Among their lodgers from about 1933 was Mariana (McCarron) Low, widow of Soren F. Low, a literary editor with the New York Times and Boston Transcript. Mariana Low was a research scientist in astronomical spectroscopy, working in collaboration with Dr. Percival Lowell and Dr. Vesto Melvin Slipher of the Flagstaff, Arizona, observatory. She continued to live at 72 Marlborough with the O’Keefes until her death in April of 1936.
From about 1936, Flora O’Keefe’s parents, Charles W. Enright and Frances (Stevens) Enright, lived with the O’Keefes at 72 Marlborough. Frances Enright died in 1936, and Charles Enright died in February of 1940.
The O’Keefes continued to operate 72 Marlborough as a lodging house in the 1940s. Although it was licensed and operated as such, including receiving inspections from the building department, it appears that the legal occupancy never was changed from a single-family dwelling.
Philip O’Keefe died in August of 1948. Flora O’Keefe continued to live at 72 Marlborough and operate it as a lodging house until her death in February of 1973.
After Flora O’Keefe’s death, the 72 Marlborough was inherited by the O’Keefe’s adopted son, Geno (Gino) R. Rossi. He continued to operate the property as a lodging house.

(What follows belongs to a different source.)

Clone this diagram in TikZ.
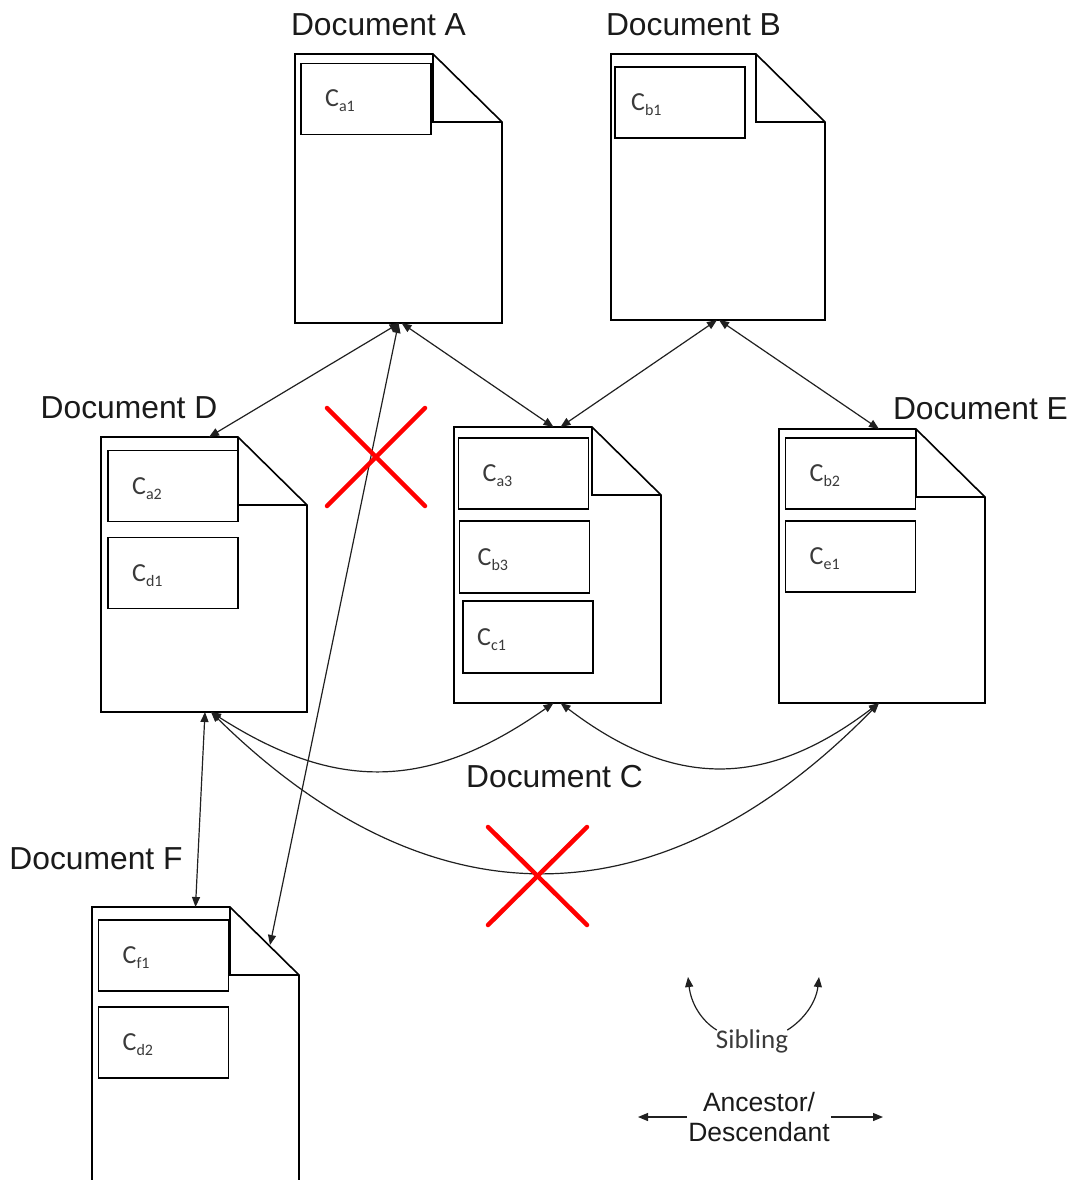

On October 1, 1984, Matthias B. Donelan bought 72 Marlborough from Geno (Gino) Rossi. He remodeled the house as a single-family dwelling.
On May 31, 1996, Robert and Laura Henderson purchased 72 Marlborough from Matthias Donelan. They remodeled it and converted it into a two-family dwelling. On November 18, 2016, the Hendersons transferred the property to themselves as trustees of two trusts, The Robert A. Henderson Trust and The Laura Kim Henderson Trust, each trust with a one-half undivided interest.
72 Marlborough continued to be assessed as a two-family dwelling in 2020.